Cougar. Puma. Panther. Catamount. Mountain lion. These are some of the many names used to refer to Wind Cave's largest predator. Mountain lions are an elusive park visitor but are found throughout the Black Hills. Cats from the Black Hills (usually males) will sometimes travel east and have been found as far away as Tennessee. No more than three or four cats are thought to come into the park.
Mountain lions are uniformly brown with a light belly and have a long, black-tipped tail. Cubs and young cats have spots that fade until they are about two years old. Adult males are larger and can weigh over 180 pounds. Deer are the mountain lion's favorite food, but they will also prey on elk, porcupines, and small mammals. After a successful hunt, they will cover their kill with grass and brush and return to feed on it for several days. Exceptionally agile, they can leap forward as much as 40 feet and climb a 12 foot high fence. This means they have no problem getting over the park's border fence.
Sometimes called screamers, mountain lions make a variety of sounds including growls, screams, chirps, and meows. Though they are the largest cat that can purr, they cannot roar like tigers or African lions. Cubs will stay with their mother for about two years before dispersing to find their own territory.
Mountain Lion Safety
Although mountain lion sightings are very rare, be proactive to reduce the risk of a conflict:
- Do not jog or hike alone. Go in groups with adults supervising children.
Keep children close to you. Do not allow children to play along creek beds, in heavy vegetation, or alone at dawn or dusk. When hiking with children, watch them closely and never let them run ahead of you.
If you encounter a lion, remember the goals are to convince it that you are not prey and that you may be dangerous. Follow these safety tips:
Do not approach a lion. Most mountain lions will try to avoid a confrontation. Give them a way to escape.
Do not run from a lion. Running may trigger a mountain lion's instinct to chase. Instead, stand and face the animal. Make eye contact. If you have small children with you, pick them up if possible so that they don't panic and run. Although it may be awkward, pick them up without bending over or turning away from the mountain lion.

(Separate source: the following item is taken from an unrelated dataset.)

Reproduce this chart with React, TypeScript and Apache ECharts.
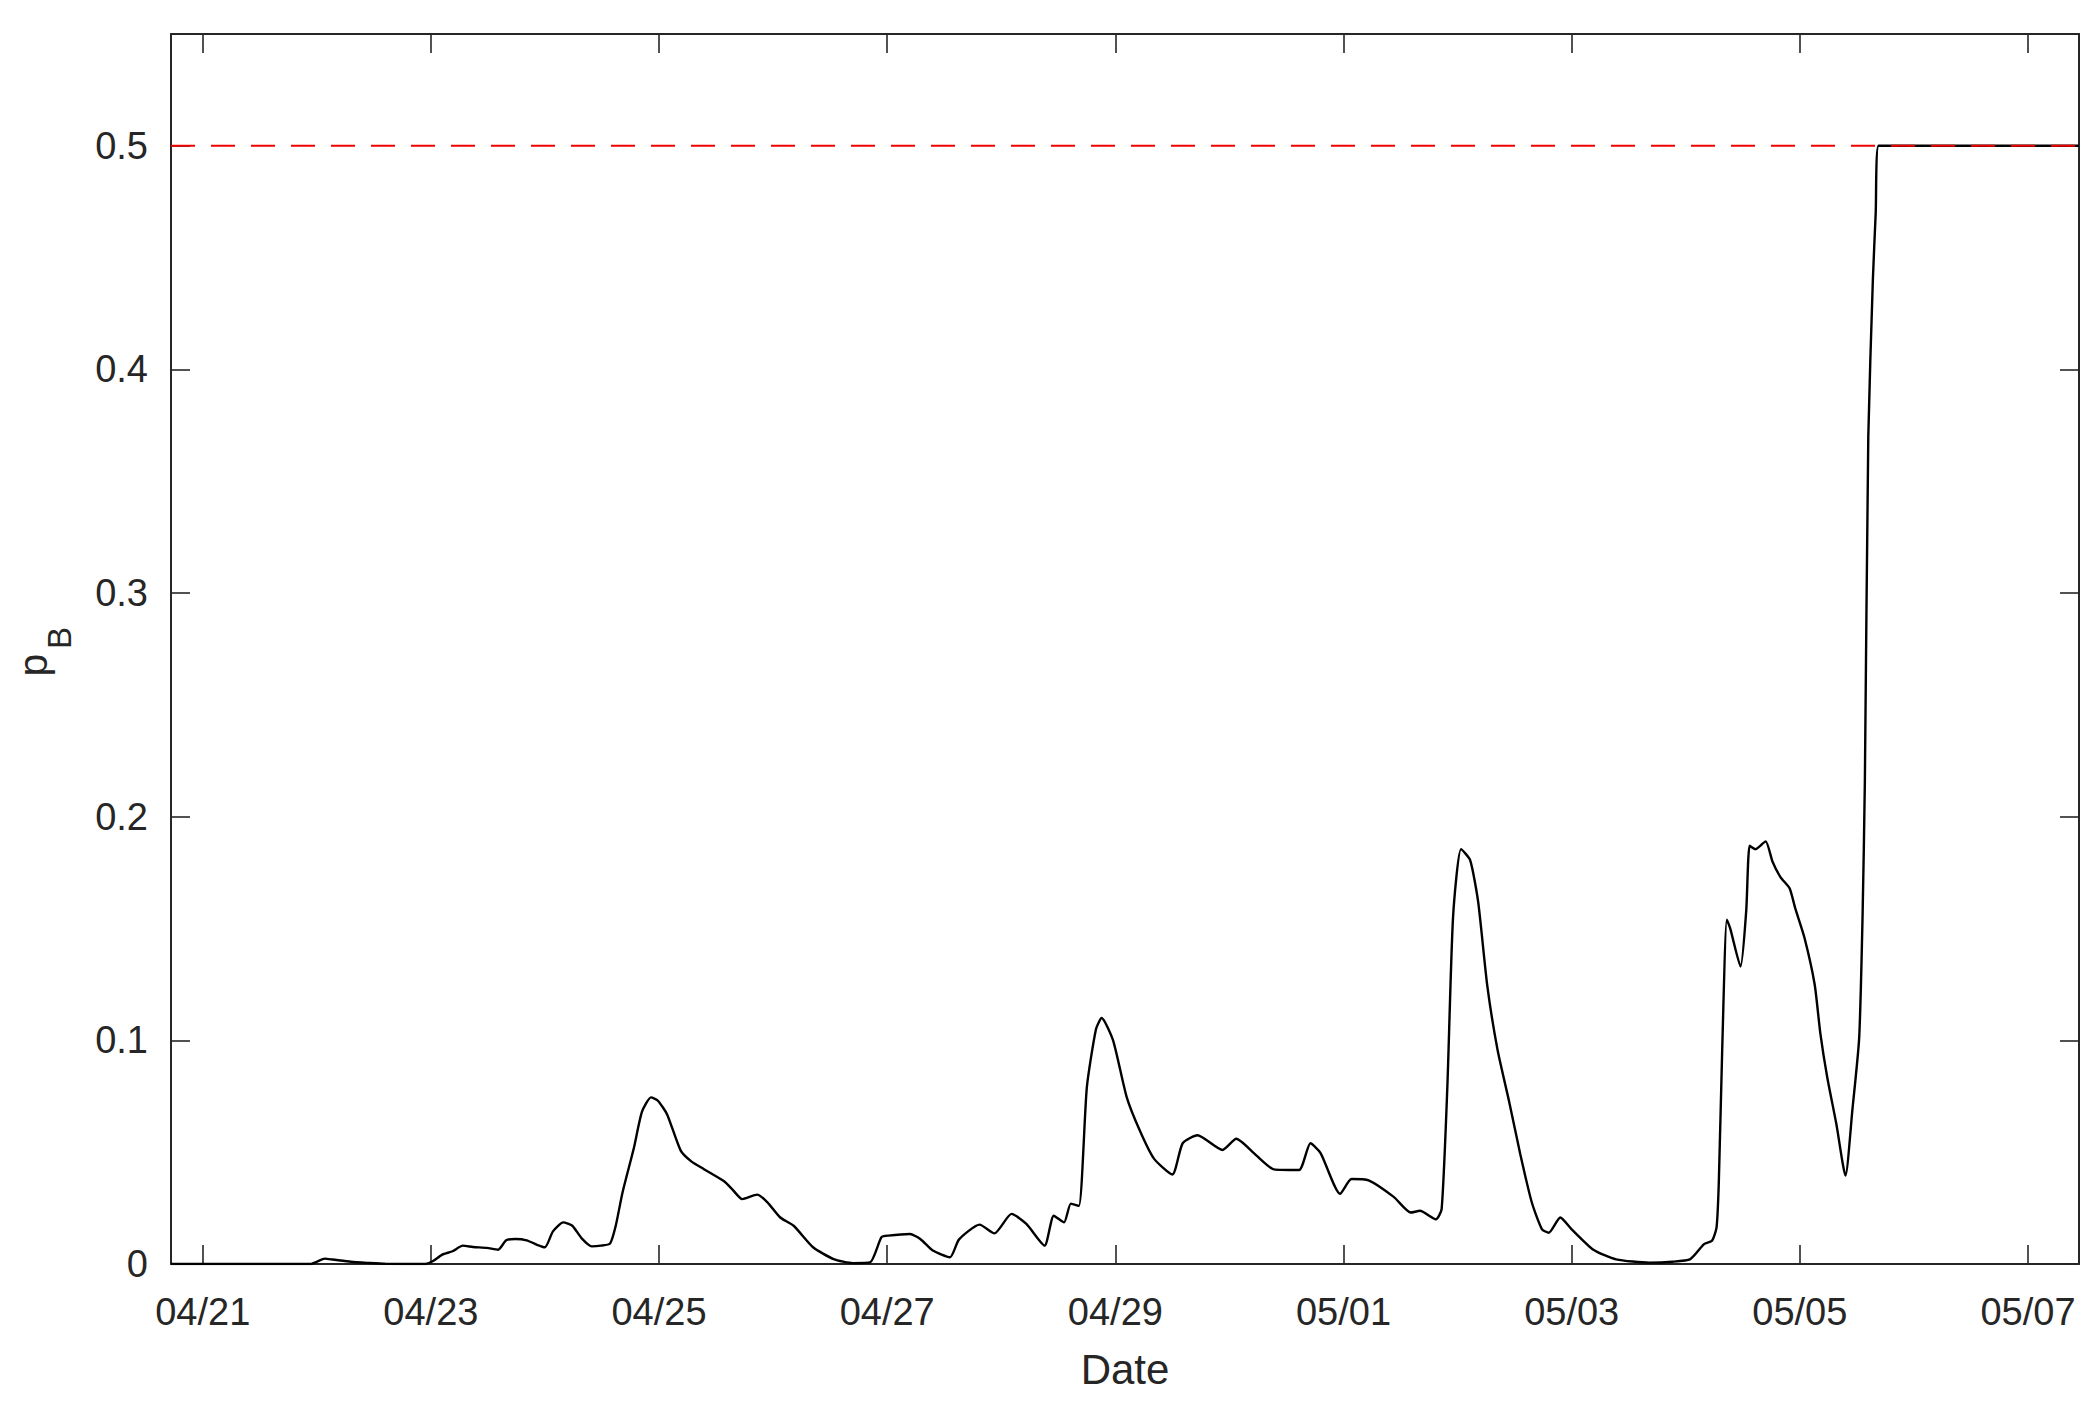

Do not crouch down or bend over. A human standing up is just not the right shape for a lion's prey. Conversely, a person squatting or bending over resembles a four-legged prey animal. In mountain lion country, avoid squatting, crouching or bending over, even when picking up children.
Do all you can to appear larger. Raise your arms. Open your jacket if you are wearing one. Again, pick up small children. Throw stones, branches, or whatever you can reach without crouching or turning your back. Wave your arms slowly and speak firmly in a loud voice. The idea is to convince the mountain lion that you are not prey and that you may be a danger to it.
Fight back if attacked. People have fought back successfully with rocks, sticks, caps, jackets, garden tools, and their bare hands. Since a mountain lion usually tries to bite the head or neck, try to remain standing and face the attacking animal.
Of the park's two cat species, the bobcat is the smallest, weighing 15-20 pounds on average. Though they can be mistaken for young mountain lion cubs, the bobcat has a much shorter, stumpy tail. They range from gray to a light brown and usually have some spots, and have short tufts on the tips of their ears.
Bobcats are most active in late evening and early morning and prefer forested habitats, but are found anywhere in the park. They have a large diet and prey on a variety of animals, especially rabbits, birds, prairie dogs, and other rodents. Adult bobcats can take down prey up to eight times their own size!
Like mountain lions, bobcats have defined territories and females raise their young on their own. Kittens will stay with their mother for up to one year as they learn to hunt and fend for themselves. Bobcats have been known to move out of areas with frequent mountain lion activity.